Entries from a dataset:
..............................

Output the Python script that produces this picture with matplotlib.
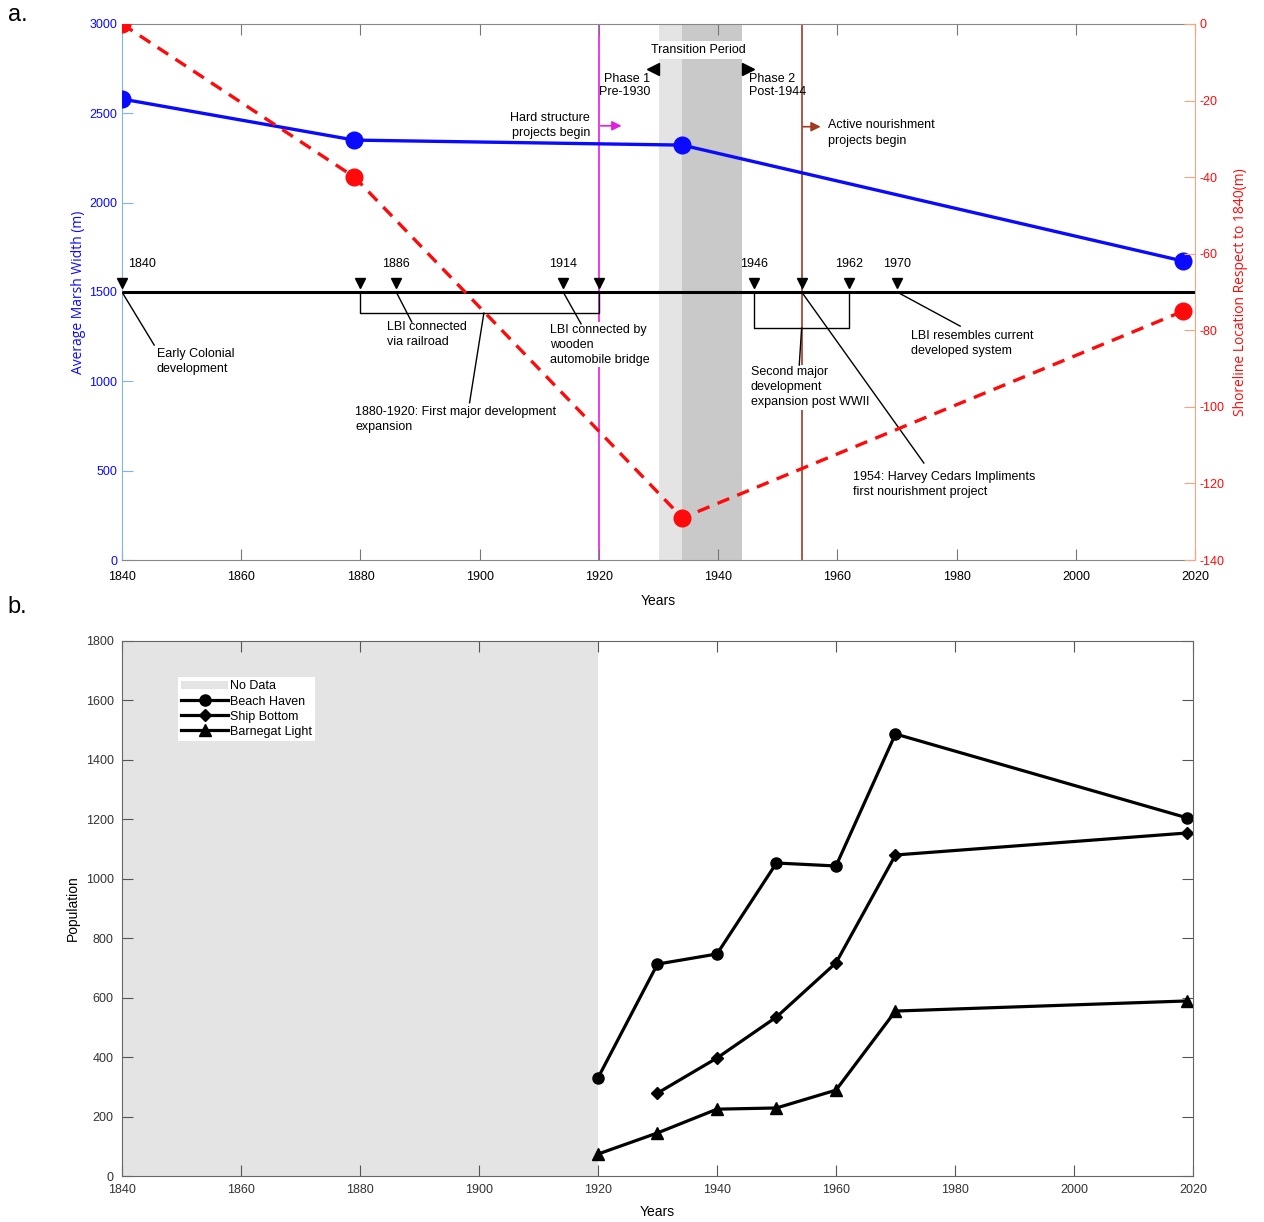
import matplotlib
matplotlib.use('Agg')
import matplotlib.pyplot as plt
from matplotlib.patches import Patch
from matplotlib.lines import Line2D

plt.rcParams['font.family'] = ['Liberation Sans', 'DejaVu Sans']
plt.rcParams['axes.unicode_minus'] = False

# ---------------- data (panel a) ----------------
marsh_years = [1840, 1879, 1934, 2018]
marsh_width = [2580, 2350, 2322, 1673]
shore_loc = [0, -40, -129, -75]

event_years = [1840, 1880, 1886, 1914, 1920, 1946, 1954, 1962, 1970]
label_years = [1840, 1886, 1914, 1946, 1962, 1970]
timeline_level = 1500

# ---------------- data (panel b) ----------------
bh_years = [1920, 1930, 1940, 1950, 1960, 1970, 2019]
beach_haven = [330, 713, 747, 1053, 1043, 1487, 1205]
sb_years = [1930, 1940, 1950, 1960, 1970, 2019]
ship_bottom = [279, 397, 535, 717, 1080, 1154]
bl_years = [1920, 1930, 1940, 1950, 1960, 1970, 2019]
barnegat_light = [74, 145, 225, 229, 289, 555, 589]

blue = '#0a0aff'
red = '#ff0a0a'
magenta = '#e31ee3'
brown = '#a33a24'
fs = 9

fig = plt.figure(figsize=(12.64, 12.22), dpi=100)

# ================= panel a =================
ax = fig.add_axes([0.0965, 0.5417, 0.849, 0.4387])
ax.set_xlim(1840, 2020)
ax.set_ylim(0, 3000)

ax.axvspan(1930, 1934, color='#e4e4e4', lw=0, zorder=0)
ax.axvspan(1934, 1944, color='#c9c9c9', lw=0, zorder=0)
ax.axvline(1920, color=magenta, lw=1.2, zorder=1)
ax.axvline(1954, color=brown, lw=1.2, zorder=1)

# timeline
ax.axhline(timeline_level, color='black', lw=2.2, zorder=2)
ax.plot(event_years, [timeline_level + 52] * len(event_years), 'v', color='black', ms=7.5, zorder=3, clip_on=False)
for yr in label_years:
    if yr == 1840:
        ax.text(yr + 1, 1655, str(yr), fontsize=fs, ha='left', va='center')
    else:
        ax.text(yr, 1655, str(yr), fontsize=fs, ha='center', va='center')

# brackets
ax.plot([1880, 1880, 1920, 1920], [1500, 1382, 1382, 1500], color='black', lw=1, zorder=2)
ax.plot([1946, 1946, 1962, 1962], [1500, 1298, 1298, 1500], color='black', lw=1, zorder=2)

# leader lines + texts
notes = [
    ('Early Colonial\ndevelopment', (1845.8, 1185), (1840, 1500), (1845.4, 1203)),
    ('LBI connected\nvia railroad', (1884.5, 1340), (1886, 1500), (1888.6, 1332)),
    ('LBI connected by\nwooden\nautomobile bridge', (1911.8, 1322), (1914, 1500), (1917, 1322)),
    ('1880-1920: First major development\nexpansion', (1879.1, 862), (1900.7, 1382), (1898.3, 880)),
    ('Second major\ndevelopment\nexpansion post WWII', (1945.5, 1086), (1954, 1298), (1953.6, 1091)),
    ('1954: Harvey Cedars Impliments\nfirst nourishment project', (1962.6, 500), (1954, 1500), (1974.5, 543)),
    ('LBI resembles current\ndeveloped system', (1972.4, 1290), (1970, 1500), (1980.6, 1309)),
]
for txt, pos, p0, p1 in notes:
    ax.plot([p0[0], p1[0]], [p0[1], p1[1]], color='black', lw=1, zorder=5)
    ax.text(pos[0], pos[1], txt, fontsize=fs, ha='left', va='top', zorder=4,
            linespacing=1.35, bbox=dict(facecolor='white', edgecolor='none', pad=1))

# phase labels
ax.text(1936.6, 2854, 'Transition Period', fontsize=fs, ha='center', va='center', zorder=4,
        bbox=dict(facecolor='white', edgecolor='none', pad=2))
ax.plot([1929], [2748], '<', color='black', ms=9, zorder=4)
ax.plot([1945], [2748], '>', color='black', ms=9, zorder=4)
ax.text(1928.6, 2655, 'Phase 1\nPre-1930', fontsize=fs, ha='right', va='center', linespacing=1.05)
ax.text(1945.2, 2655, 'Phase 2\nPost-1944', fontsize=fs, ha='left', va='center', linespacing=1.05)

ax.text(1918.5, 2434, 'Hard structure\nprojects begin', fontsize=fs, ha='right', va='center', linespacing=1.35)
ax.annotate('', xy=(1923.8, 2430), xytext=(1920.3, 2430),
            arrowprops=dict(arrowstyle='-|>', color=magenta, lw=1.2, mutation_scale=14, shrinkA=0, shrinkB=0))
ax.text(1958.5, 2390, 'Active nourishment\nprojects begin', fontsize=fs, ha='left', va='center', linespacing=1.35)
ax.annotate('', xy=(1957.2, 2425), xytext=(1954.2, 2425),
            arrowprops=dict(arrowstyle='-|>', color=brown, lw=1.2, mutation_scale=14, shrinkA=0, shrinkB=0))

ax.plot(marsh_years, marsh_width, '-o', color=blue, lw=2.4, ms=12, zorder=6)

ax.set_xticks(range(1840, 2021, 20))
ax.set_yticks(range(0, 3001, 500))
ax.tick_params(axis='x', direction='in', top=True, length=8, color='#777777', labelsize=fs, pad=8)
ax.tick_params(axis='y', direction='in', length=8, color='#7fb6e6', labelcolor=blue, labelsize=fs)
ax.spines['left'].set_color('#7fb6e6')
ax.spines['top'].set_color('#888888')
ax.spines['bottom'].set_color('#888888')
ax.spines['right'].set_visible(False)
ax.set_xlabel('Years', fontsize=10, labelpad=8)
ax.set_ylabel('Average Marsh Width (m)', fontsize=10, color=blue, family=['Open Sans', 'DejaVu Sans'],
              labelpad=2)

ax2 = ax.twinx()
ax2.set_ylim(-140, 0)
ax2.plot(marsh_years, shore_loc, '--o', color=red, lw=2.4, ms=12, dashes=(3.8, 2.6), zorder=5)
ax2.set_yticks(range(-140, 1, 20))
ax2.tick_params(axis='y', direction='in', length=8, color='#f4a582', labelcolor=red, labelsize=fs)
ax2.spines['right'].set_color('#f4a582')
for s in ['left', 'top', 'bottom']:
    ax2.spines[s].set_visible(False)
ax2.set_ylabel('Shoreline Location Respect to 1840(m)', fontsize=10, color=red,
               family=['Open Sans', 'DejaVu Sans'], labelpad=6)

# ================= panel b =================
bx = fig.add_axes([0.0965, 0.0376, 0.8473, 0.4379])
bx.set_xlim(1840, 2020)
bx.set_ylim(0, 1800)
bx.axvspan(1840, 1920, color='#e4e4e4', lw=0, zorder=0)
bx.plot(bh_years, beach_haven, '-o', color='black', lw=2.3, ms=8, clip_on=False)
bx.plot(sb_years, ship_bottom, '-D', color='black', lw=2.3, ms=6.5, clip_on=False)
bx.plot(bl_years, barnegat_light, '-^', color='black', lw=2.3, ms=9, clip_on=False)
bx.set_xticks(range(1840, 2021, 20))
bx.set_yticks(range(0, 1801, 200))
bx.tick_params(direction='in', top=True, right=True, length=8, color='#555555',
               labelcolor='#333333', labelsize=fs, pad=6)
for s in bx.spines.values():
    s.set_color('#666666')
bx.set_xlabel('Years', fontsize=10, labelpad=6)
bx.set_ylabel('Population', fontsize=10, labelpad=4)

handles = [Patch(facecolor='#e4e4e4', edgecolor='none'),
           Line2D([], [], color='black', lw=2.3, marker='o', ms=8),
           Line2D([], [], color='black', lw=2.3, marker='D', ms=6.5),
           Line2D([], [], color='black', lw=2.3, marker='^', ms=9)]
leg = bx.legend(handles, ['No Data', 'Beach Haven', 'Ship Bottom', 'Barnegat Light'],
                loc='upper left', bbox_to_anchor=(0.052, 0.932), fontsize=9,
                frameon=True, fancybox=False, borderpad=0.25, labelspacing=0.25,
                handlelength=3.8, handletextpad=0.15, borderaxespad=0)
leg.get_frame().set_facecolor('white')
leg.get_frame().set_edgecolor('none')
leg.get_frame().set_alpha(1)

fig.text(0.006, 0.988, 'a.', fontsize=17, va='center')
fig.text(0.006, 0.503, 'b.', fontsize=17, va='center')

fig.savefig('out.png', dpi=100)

..............................

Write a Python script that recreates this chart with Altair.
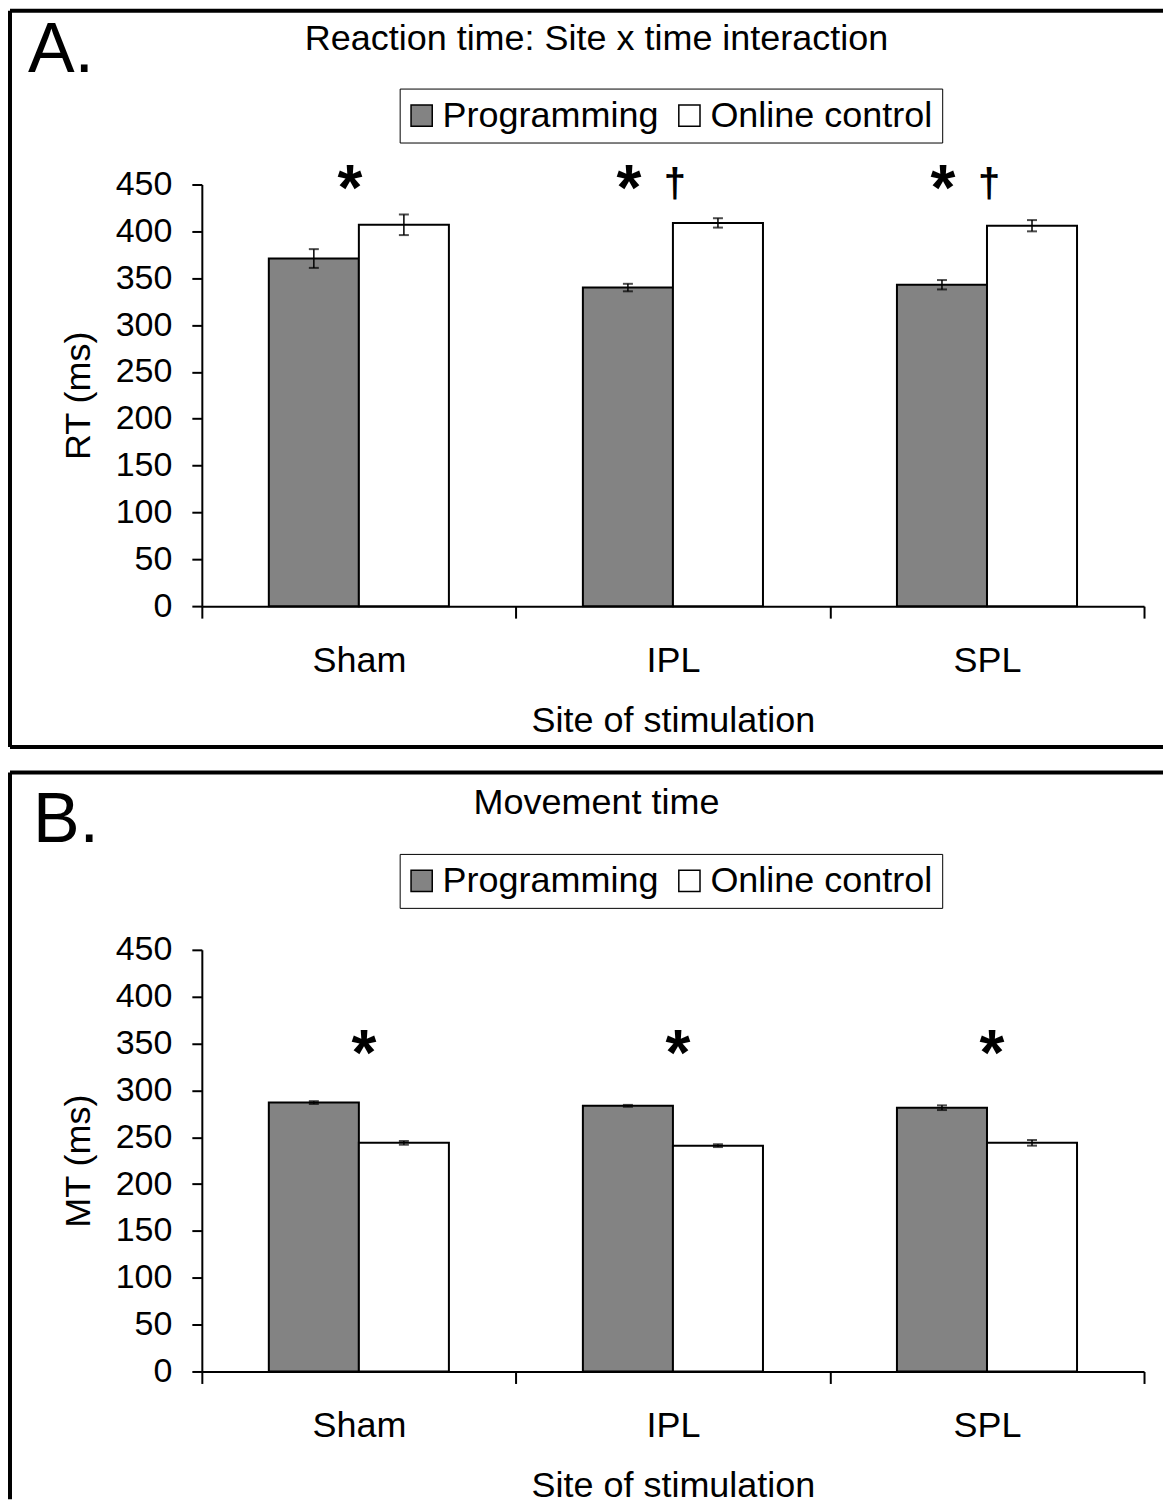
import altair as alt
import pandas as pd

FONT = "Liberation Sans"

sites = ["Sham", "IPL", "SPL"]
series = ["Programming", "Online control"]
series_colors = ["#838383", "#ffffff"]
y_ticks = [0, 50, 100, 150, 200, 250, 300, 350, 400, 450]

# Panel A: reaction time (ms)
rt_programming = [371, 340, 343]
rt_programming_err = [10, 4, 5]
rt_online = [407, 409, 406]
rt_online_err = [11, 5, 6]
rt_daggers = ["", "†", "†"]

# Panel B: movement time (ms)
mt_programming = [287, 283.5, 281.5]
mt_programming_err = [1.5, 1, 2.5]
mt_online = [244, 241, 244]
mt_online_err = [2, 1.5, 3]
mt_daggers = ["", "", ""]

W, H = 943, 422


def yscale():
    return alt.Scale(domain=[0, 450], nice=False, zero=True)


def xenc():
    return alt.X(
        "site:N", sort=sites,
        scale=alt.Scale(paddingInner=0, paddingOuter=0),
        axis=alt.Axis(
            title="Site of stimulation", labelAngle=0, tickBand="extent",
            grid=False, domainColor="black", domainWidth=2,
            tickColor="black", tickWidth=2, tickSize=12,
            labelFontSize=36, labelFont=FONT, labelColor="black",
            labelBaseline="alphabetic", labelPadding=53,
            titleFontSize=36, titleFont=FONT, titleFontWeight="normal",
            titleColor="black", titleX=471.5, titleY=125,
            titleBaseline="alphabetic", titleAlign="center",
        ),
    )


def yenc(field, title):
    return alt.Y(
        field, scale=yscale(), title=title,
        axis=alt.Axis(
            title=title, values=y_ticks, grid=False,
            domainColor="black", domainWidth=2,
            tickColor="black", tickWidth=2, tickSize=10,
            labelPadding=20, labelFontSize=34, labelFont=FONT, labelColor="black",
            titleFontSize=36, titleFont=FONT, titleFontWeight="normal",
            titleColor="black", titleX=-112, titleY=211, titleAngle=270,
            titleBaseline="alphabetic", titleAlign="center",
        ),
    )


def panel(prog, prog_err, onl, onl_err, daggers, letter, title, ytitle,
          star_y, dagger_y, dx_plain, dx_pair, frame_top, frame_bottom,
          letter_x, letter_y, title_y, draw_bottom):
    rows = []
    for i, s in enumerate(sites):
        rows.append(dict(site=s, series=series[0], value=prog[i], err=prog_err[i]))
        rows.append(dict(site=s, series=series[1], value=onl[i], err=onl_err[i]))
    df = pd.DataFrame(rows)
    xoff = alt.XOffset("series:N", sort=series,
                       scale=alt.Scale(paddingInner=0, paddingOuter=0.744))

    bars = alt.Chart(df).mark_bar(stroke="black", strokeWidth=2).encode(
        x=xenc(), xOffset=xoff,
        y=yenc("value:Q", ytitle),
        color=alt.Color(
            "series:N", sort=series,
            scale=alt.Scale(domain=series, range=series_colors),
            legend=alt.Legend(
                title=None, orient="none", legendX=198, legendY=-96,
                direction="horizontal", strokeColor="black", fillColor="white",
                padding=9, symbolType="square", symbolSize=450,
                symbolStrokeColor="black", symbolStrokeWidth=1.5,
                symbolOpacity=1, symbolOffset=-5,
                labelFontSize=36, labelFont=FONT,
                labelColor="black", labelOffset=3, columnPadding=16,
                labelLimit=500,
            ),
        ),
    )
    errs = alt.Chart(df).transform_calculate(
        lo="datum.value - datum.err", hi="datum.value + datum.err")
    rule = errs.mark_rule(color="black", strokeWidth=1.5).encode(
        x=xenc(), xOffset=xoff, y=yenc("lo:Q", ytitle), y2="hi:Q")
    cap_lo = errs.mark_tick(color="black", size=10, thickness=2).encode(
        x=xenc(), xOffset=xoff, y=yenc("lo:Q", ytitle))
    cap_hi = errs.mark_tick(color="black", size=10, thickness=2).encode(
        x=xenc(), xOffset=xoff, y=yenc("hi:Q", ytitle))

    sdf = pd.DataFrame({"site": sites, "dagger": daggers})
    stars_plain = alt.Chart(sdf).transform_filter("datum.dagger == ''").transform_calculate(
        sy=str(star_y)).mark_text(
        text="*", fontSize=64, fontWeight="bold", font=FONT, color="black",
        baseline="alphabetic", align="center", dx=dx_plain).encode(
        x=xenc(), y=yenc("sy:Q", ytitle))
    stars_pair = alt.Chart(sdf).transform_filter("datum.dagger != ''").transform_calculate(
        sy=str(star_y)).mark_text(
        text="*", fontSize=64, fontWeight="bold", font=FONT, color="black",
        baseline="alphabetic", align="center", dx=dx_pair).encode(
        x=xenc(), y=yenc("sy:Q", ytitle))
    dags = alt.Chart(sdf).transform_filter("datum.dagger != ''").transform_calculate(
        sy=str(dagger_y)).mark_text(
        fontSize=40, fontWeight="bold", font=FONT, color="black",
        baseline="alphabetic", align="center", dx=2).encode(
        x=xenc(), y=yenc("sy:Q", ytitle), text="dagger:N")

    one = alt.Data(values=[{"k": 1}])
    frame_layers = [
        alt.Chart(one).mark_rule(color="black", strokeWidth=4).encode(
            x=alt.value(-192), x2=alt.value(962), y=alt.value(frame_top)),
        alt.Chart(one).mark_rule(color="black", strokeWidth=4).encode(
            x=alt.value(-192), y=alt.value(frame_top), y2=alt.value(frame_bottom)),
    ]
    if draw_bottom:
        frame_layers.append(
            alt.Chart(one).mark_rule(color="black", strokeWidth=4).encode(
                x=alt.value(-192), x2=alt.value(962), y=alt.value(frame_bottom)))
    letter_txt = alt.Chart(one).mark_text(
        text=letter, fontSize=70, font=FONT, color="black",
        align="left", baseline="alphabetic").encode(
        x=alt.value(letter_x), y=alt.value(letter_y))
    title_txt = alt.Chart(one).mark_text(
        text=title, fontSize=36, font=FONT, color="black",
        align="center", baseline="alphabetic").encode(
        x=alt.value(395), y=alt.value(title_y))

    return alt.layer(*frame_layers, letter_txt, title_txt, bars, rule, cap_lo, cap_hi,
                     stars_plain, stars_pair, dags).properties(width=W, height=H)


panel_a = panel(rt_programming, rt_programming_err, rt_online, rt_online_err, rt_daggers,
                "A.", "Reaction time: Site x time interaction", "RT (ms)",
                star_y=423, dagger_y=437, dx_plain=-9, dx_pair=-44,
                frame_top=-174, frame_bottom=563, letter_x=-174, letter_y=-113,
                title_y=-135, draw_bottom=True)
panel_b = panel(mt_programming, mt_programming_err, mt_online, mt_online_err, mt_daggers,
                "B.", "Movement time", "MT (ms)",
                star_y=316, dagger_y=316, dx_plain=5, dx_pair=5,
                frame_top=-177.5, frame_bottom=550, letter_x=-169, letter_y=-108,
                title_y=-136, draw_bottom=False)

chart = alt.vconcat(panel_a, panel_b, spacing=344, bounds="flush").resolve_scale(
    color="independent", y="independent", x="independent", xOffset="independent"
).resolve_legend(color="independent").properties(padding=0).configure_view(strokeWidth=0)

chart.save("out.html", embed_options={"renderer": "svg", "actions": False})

..............................

§ **Given instruction**
Set down nothing but the lines from the one holding "Output the Python" through the one holding "plt.rcParams['axes.unicode_minus'] = False", both included, exactly as they appear; any picture is left out.

§ **Output**
Output the Python script that produces this picture with matplotlib.
import matplotlib
matplotlib.use('Agg')
import matplotlib.pyplot as plt
from matplotlib.patches import Patch
from matplotlib.lines import Line2D

plt.rcParams['font.family'] = ['Liberation Sans', 'DejaVu Sans']
plt.rcParams['axes.unicode_minus'] = False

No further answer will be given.